7. In the event that Alcoa fails, by the 31st day of December 1972, to give the State notice of its intention to construct the said additional facilities at the Pinjarra refinery site or fails, subject to the provisions of Clause 8 of this Agreement by the 31st day of March 1973 to commence construction of the said additional facilities or to complete construction of the said additional facilities by the 31st day of March, 1976 the State shall be entitled, if such failure is not remedied within ninety (90) days after notice thereof by the State to the Company, to cancel this Agreement, whereupon this Agreement will cease and determine and neither of the parties to this Agreement will have any claim against the other of them with respect to any matter or thing arising out of, done, performed, or omitted to be done or performed under this Agreement.
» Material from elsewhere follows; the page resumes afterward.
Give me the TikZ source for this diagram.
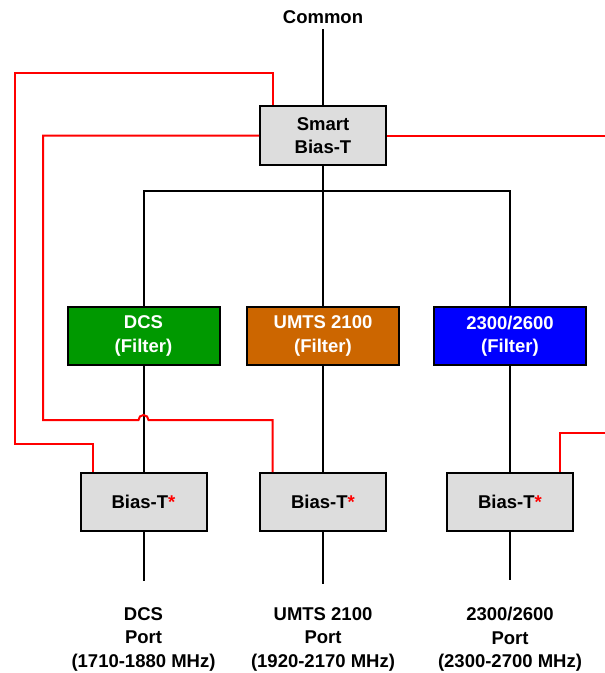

8. If the commencement or completion of construction of the said additional facilities by Alcoa is delayed, interrupted, or prevented by reason of any event of force majeure (as hereinafter defined) the date of such commencement or completion shall be extended for a period of time equal to the time that such force majeure prevailed or for a period of one year, whichever is the shorter. For the purpose of this Clause an event of force majeure shall mean strike, labour difficulty, lockout, fire, explosion, earthquake, flood mobilization, war (declared or undeclared), hostilities, riots, rebellion, revolution, or any acts of any government or governments or any subdivision or agencies thereof, acts of public enemies, acts of God, inability or delay in obtaining equipment, machinery, or materials required for the construction of the said additional facilities PROVIDED THAT Alcoa shall use all reasonable endeavours to minimise the effect of the said events as soon as possible after their occurrence.
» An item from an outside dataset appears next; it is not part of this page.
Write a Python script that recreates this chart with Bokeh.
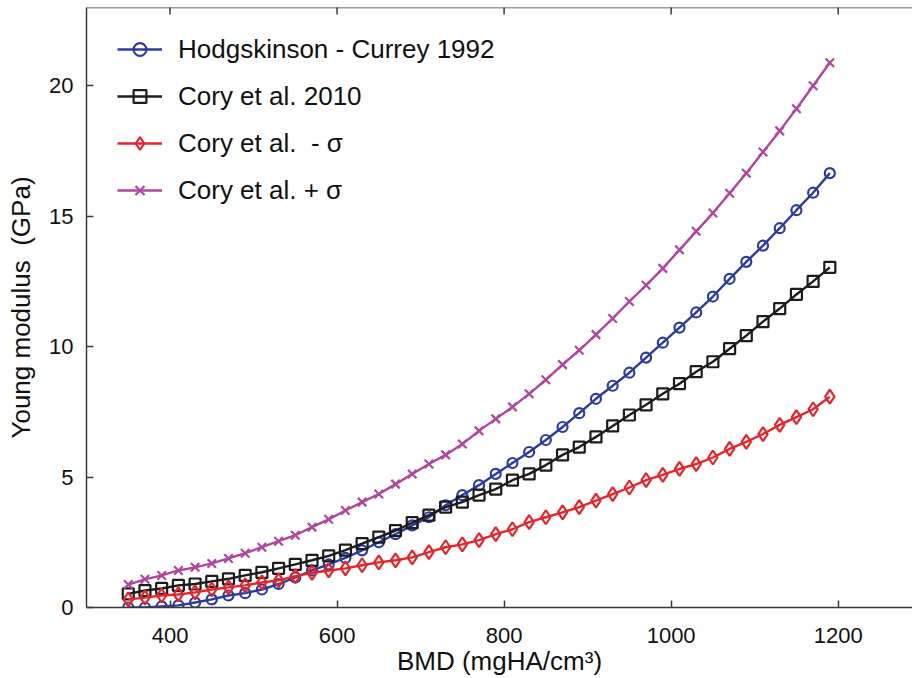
import math
from bokeh.plotting import figure
from bokeh.models import Range1d, Span
from bokeh.embed import file_html
from bokeh.resources import INLINE

# BMD grid (mgHA/cm3)
bmd = [350, 370, 390, 410, 430, 450, 470, 490, 510, 530, 550, 570, 590, 610, 630,
       650, 670, 690, 710, 730, 750, 770, 790, 810, 830, 850, 870, 890, 910, 930,
       950, 970, 990, 1010, 1030, 1050, 1070, 1090, 1110, 1130, 1150, 1170, 1190]

hodgskinson = [0.0, 0.0, 0.04, 0.08, 0.19, 0.31, 0.46, 0.55, 0.69, 0.9, 1.15, 1.42, 1.65, 1.9, 2.19,
               2.5, 2.81, 3.15, 3.46, 3.92, 4.31, 4.69, 5.12, 5.54, 5.96, 6.42, 6.92, 7.45, 8.0, 8.5,
               9.0, 9.58, 10.15, 10.73, 11.31, 11.92, 12.6, 13.25, 13.87, 14.54, 15.23, 15.9, 16.65]

cory = [0.52, 0.65, 0.73, 0.85, 0.9, 1.0, 1.1, 1.23, 1.35, 1.5, 1.65, 1.81, 1.98, 2.2, 2.45,
        2.7, 2.95, 3.25, 3.54, 3.85, 4.04, 4.31, 4.54, 4.88, 5.12, 5.46, 5.85, 6.15, 6.54, 6.96,
        7.38, 7.77, 8.19, 8.58, 9.04, 9.42, 9.92, 10.42, 10.96, 11.46, 12.0, 12.5, 13.04]

cory_minus = [0.31, 0.38, 0.46, 0.5, 0.58, 0.69, 0.77, 0.85, 0.96, 1.04, 1.2, 1.33, 1.42, 1.5, 1.62,
              1.73, 1.81, 1.92, 2.12, 2.31, 2.42, 2.58, 2.81, 3.0, 3.27, 3.46, 3.65, 3.85, 4.1, 4.35,
              4.6, 4.88, 5.08, 5.31, 5.5, 5.75, 6.08, 6.35, 6.65, 7.0, 7.3, 7.6, 8.08]

cory_plus = [0.88, 1.08, 1.23, 1.42, 1.54, 1.69, 1.88, 2.08, 2.31, 2.54, 2.77, 3.08, 3.38, 3.72, 4.04,
             4.35, 4.73, 5.12, 5.5, 5.85, 6.27, 6.77, 7.23, 7.69, 8.19, 8.73, 9.31, 9.86, 10.46, 11.08,
             11.73, 12.35, 13.0, 13.71, 14.42, 15.12, 15.88, 16.65, 17.46, 18.27, 19.12, 20.0, 20.88]

x_ticks = [400, 600, 800, 1000, 1200]
y_ticks = [0, 5, 10, 15, 20]
x_lo, x_hi = 300, 1289
y_lo, y_hi = 0, 23

FONT = "Liberation Sans"
AXIS_COLOR = "#3a3a3a"

p = figure(width=912, height=678, x_range=Range1d(x_lo, x_hi), y_range=Range1d(y_lo, y_hi),
           output_backend="svg", toolbar_location=None,
           min_border_left=86, min_border_right=0, min_border_top=7, min_border_bottom=0)
p.grid.visible = False
p.outline_line_color = None
p.background_fill_color = "white"

for ax in (p.xaxis[0], p.yaxis[0]):
    ax.axis_line_color = AXIS_COLOR
    ax.axis_line_width = 1.5
    ax.major_tick_line_color = AXIS_COLOR
    ax.major_tick_line_width = 1.5
    ax.major_tick_in = 7
    ax.major_tick_out = 0
    ax.minor_tick_line_color = None
    ax.major_label_text_font = FONT
    ax.major_label_text_color = "#111111"
    ax.major_label_text_font_size = "22px"
    ax.axis_label_text_font = FONT
    ax.axis_label_text_font_size = "26px"
    ax.axis_label_text_font_style = "normal"
    ax.axis_label_text_color = "#111111"

p.xaxis.ticker = x_ticks
p.yaxis.ticker = y_ticks
p.xaxis.major_label_standoff = 20
p.yaxis.major_label_standoff = 13
p.xaxis.axis_label = "BMD (mgHA/cm³)"
p.yaxis.axis_label = "Young modulus \u00a0(GPa)"
p.xaxis.axis_label_standoff = 0
p.yaxis.axis_label_standoff = 10

# top frame edge with inward ticks (mirrored x ticks)
p.add_layout(Span(location=y_hi, dimension="width", line_color=AXIS_COLOR, line_width=1.5))
p.scatter(x_ticks, [y_hi] * len(x_ticks), marker="dash", angle=math.pi / 2, size=14,
          line_color=AXIS_COLOR, line_width=1.5)

series = [
    ("Hodgskinson - Currey 1992", hodgskinson, "#2c3c9e", "circle", 10),
    ("Cory et al. 2010", cory, "#1c1c1c", "square", 11),
    ("Cory et al.  - σ", cory_minus, "#e3262b", "diamond", 14),
    ("Cory et al. + σ", cory_plus, "#b0469f", "x", 12),
]

for label, ys, color, marker, size in series:
    p.line(bmd, ys, line_color=color, line_width=2.4, legend_label=label)
    p.scatter(bmd, ys, marker=marker, size=size, line_color=color, line_width=2.2,
              fill_color=None, legend_label=label)

lg = p.legend[0]
lg.location = (31, 401)
lg.border_line_color = None
lg.background_fill_alpha = 0
lg.margin = 0
lg.padding = 0
lg.label_text_font = FONT
lg.label_text_font_size = "26px"
lg.label_text_color = "#111111"
lg.glyph_width = 45
lg.glyph_height = 32
lg.label_height = 32
lg.spacing = 15
lg.label_standoff = 16

open("out.html", "w").write(file_html(p, INLINE))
9. The State hereby agrees with the Company that notwithstanding anything contained in the Mining Act or in any other Act of the said State either presently or coming into effect in the future, in the event of the Company being granted mineral claims or other mining tenements in respect of land which is proposed to be used for the purpose of the Company’s project the subject of the principal Agreement, the Company’s obligations which it would, but for the operation of this clause, be under as holder of such mineral claims and other mining tenements shall, so long as the Company is the holder of such mineral claims and other mining tenements, be deferred (with the exception of obligations as to rent and to survey) so long as the Company’s obligations under the principal Agreement are deferred pursuant to this Agreement.
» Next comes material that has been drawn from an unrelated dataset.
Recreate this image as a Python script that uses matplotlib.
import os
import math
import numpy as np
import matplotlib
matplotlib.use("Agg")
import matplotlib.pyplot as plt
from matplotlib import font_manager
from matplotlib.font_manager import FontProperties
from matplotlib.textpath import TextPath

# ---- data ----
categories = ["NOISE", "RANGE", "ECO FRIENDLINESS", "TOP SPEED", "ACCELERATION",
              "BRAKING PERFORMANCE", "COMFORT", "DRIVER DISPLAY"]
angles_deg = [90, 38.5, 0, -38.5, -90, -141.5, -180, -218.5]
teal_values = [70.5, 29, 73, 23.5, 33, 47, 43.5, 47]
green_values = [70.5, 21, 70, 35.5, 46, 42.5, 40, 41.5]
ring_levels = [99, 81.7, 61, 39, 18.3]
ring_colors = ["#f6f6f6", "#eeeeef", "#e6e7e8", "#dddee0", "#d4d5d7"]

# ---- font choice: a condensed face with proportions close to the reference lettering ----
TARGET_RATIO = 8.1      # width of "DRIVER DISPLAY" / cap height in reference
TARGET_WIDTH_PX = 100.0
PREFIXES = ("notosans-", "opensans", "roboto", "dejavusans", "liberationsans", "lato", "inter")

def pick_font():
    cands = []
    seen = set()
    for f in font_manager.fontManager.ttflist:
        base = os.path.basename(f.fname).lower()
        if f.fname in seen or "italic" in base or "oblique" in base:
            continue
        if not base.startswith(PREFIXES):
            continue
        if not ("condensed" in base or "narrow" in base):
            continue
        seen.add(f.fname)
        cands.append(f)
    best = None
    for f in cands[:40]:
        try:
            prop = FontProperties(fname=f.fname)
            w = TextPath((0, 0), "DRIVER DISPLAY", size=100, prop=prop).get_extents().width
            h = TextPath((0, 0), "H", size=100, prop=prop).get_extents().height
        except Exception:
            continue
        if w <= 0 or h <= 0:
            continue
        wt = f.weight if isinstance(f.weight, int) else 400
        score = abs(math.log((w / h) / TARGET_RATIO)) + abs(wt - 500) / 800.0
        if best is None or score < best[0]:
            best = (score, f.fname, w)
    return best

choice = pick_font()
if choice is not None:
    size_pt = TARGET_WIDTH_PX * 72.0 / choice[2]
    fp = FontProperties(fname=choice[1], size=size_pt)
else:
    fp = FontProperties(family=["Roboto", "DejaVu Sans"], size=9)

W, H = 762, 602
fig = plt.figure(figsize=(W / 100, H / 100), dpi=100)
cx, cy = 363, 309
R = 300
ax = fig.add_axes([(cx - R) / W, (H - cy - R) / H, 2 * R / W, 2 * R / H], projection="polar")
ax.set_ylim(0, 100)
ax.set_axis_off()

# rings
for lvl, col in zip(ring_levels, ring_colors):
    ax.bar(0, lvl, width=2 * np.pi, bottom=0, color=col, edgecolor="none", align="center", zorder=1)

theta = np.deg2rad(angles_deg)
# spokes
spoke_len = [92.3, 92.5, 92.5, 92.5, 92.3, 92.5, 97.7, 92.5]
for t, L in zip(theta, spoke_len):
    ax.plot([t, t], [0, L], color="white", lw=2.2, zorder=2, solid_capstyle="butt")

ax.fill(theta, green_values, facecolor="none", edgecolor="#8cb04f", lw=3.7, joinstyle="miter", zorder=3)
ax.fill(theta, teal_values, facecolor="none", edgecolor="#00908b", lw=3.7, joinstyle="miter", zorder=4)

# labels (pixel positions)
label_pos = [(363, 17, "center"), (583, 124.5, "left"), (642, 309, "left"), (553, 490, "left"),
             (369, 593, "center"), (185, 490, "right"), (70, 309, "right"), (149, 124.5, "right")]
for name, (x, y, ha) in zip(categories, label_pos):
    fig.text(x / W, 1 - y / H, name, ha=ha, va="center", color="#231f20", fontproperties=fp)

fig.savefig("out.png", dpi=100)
10. Except as hereby expressly varied or added to, the rights and liabilities of the parties under the principal Agreement shall continue in full force and effect.
11. The State shall exempt this Agreement from any stamp duty which, but for the operation of this Clause would or might be chargeable.
IN WITNESS WHEREOF this Agreement has been executed the day and year first hereinbefore written.
| SIGNED by the said THE HONOURABLE JOHN TREZISE TONKIN, M.L.A. in the presence of — | **![]()** | JOHN T. TONKIN. |
| --- | --- | --- |
H. E. GRAHAM,
Minister for Development and Decentralisation.
DON MAY,
Minister for Mines.
AMAX BAUXITE CORPORATION
by
IAN MacGREGOR,
ROBERT MARCUS,
Attested by
CRAIG A. DAVIS,
Assistant Secretary.
[Second Schedule inserted: No. 60 of 1972 s. 5.]